= Comhairle na dTeachtaí =

Irish republican parliament, 1921–1927

Comhairle na dTeachtaí (/ga/; "Council of Deputies") was an Irish republican parliament established by opponents of the 1921 Anglo-Irish Treaty and the resulting Irish Free State, and viewed by republican legitimatists as a successor to the Second Dáil. Members were abstentionist from the 3rd Dáil established by the pro-Treaty faction. Just as the First Dáil established a parallel Irish Republic in opposition to the British Dublin Castle administration, so Comhairle na dTeachtaí attempted to establish a legitimatist government in opposition to the Provisional Government and Government of the Irish Free State established by the 3rd Dáil. This legitimatist government, called the Council of State, had Éamon de Valera as president. In 1926 de Valera resigned as president, left the Sinn Féin party and founded Fianna Fáil, which in 1927 entered the Fourth Dáil.

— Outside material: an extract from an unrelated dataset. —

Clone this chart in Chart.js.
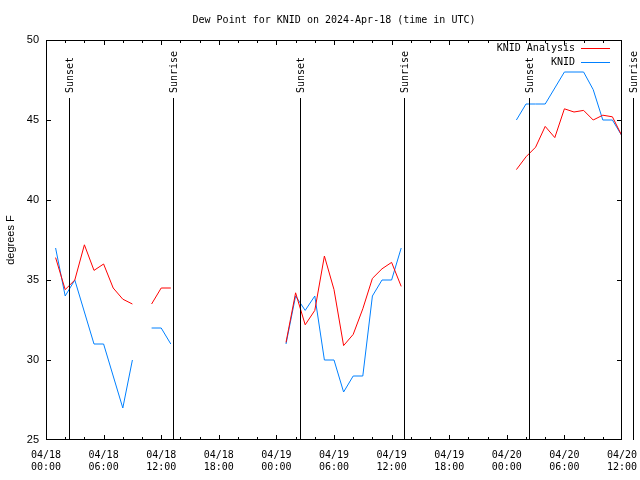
<!DOCTYPE html>
<html>
<head>
<meta charset="utf-8">
<script src="https://cdn.jsdelivr.net/npm/chart.js@4/dist/chart.umd.min.js"></script>
<style>
html,body{margin:0;padding:0;background:#fff;}
canvas{display:block;}
</style>
</head>
<body>
<canvas id="c" width="640" height="480"></canvas>
<script>
// hours since 2024-04-18 00:00 UTC (null rows break the line)
const hours = [1,2,3,4,5,6,7,8,9,10,11,12,13,14,
               25,26,27,28,29,30,31,32,33,34,35,36,37,38,
               49,50,51,52,53,54,55,56,57,58,59,60];
const knidAnalysis = [36.4,34.4,35.0,37.2,35.6,36.0,34.5,33.8,33.5,null,33.5,34.5,34.5,null,
                      31.1,34.2,32.2,33.1,36.5,34.4,30.9,31.6,33.2,35.1,35.7,36.1,34.6,null,
                      41.9,42.7,43.3,44.6,43.9,45.7,45.5,45.6,45.0,45.3,45.2,44.0];
const knid = [37,34,35,33,31,31,29,27,30,null,32,32,31,null,
              31,34,33.1,34,30,30,28,29,29,34,35,35,37,null,
              45,46,46,46,47,48,48,48,46.9,45,45,44];
const tickDates = ['04/18','04/18','04/18','04/18','04/19','04/19','04/19','04/19','04/20','04/20','04/20'];
const tickTimes = ['00:00','06:00','12:00','18:00','00:00','06:00','12:00','18:00','00:00','06:00','12:00'];
const sunHours = [2.43, 13.26, 26.45, 37.3, 50.35, 61.1];
const sunLabels = ['Sunset','Sunrise','Sunset','Sunrise','Sunset','Sunrise'];
const seriesNames = ['KNID Analysis', 'KNID'];
const titleText = 'Dew Point for KNID on 2024-Apr-18 (time in UTC)';
const yTitle = 'degrees F';

const RED = '#ff0000';
const BLUE = '#0080ff';
const seriesColors = [RED, BLUE];
const MONO = '"DejaVu Sans Mono", "Liberation Mono", monospace';
const SANS = '"Liberation Sans", Arial, sans-serif';

const toPts = arr => hours.map((h, i) => ({x: h, y: arr[i]}));

const decor = {
  id: 'decor',
  afterDraw(chart) {
    const ctx = chart.ctx;
    const a = chart.chartArea;
    const xs = chart.scales.x, ys = chart.scales.y;
    const L = Math.round(a.left), R = Math.round(a.right), T = Math.round(a.top), B = Math.round(a.bottom);
    ctx.save();
    ctx.fillStyle = '#000';
    // frame
    ctx.fillRect(L, T, R - L, 1);
    ctx.fillRect(L, B - 1, R - L, 1);
    ctx.fillRect(L, T, 1, B - T);
    ctx.fillRect(R - 1, T, 1, B - T);
    // x ticks (inward, top and bottom)
    for (let h = 2; h < 60; h += 2) {
      const px = Math.round(xs.getPixelForValue(h));
      const len = (h % 6 === 0) ? 5 : 3;
      ctx.fillRect(px, B - len, 1, len);
      ctx.fillRect(px, T, 1, len);
    }
    // y ticks (inward, left and right)
    for (let v = 30; v < 50; v += 5) {
      const py = Math.round(ys.getPixelForValue(v));
      ctx.fillRect(L, py, 5, 1);
      ctx.fillRect(R - 5, py, 5, 1);
    }
    // sunrise / sunset markers
    ctx.font = '10px ' + MONO;
    sunHours.forEach((h, i) => {
      const px = Math.round(xs.getPixelForValue(h));
      ctx.fillStyle = '#000';
      ctx.fillRect(px, 98, 1, B - 98);
      ctx.save();
      ctx.translate(px + 1, 93);
      ctx.rotate(-Math.PI / 2);
      ctx.textAlign = 'left';
      ctx.textBaseline = 'middle';
      ctx.fillText(sunLabels[i], 0, 0);
      ctx.restore();
    });
    // legend
    for (let i = 0; i < seriesNames.length; i++) {
      const y = 48 + i * 14;
      ctx.textAlign = 'right';
      ctx.textBaseline = 'middle';
      ctx.fillStyle = '#000';
      ctx.fillText(seriesNames[i], 575, y);
      ctx.fillStyle = seriesColors[i];
      ctx.fillRect(581, y, 29, 1);
    }
    // title
    ctx.fillStyle = '#000';
    ctx.textAlign = 'center';
    ctx.textBaseline = 'middle';
    ctx.fillText(titleText, (L + R) / 2, 20);
    // y title
    ctx.font = '11px ' + SANS;
    ctx.save();
    ctx.translate(11, (T + B) / 2);
    ctx.rotate(-Math.PI / 2);
    ctx.fillText(yTitle, 0, 0);
    ctx.restore();
    ctx.restore();
  }
};

new Chart(document.getElementById('c'), {
  type: 'line',
  data: {
    datasets: [
      {label: seriesNames[0], data: toPts(knidAnalysis), borderColor: RED, backgroundColor: RED,
       borderWidth: 1, pointRadius: 0, tension: 0, spanGaps: false},
      {label: seriesNames[1], data: toPts(knid), borderColor: BLUE, backgroundColor: BLUE,
       borderWidth: 1, pointRadius: 0, tension: 0, spanGaps: false}
    ]
  },
  options: {
    responsive: false,
    animation: false,
    layout: {padding: {top: 40, right: 18, left: 0, bottom: 0}},
    plugins: {legend: {display: false}, title: {display: false}, tooltip: {enabled: false}},
    scales: {
      x: {
        type: 'linear', min: 0, max: 60,
        grid: {display: false, drawTicks: false, tickLength: 0},
        border: {display: false},
        afterFit: s => { s.height = 40; s.paddingLeft = 0; s.paddingRight = 0; },
        ticks: {
          stepSize: 6, autoSkip: false, maxRotation: 0, minRotation: 0,
          padding: 9, color: '#000',
          font: {family: MONO, size: 10, lineHeight: 1.2},
          callback: v => { const i = Math.round(v / 6); return [tickDates[i], tickTimes[i]]; }
        }
      },
      y: {
        min: 25, max: 50,
        grid: {display: false, drawTicks: false, tickLength: 0},
        border: {display: false},
        afterFit: s => { s.width = 46; s.paddingTop = 0; s.paddingBottom = 0; },
        ticks: {stepSize: 5, padding: 7, color: '#000', font: {family: SANS, size: 11}}
      }
    }
  },
  plugins: [decor]
});
</script>
</body>
</html>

Comhairle na dTeachtaí, never more than a symbolic body, was thereby rendered defunct.

Fianna Fáil members spoke at a Comhairle na dTeachtaí meeting in December 1926, whose minutes were discovered in a 1928 raid on Cumann na mBan headquarters and published in 1930 by the Cumann na nGaedheal government. Cumann na nGaedheal TDs quoted from this document that year to cast aspersions on Fianna Fáil's commitment to the Free State constitution. Patrick McGilligan quoted from it in 1932 to oppose Fianna Fáil's proposed withholding of land annuities, and again in 1947 opposing the Sinn Féin Funds Bill.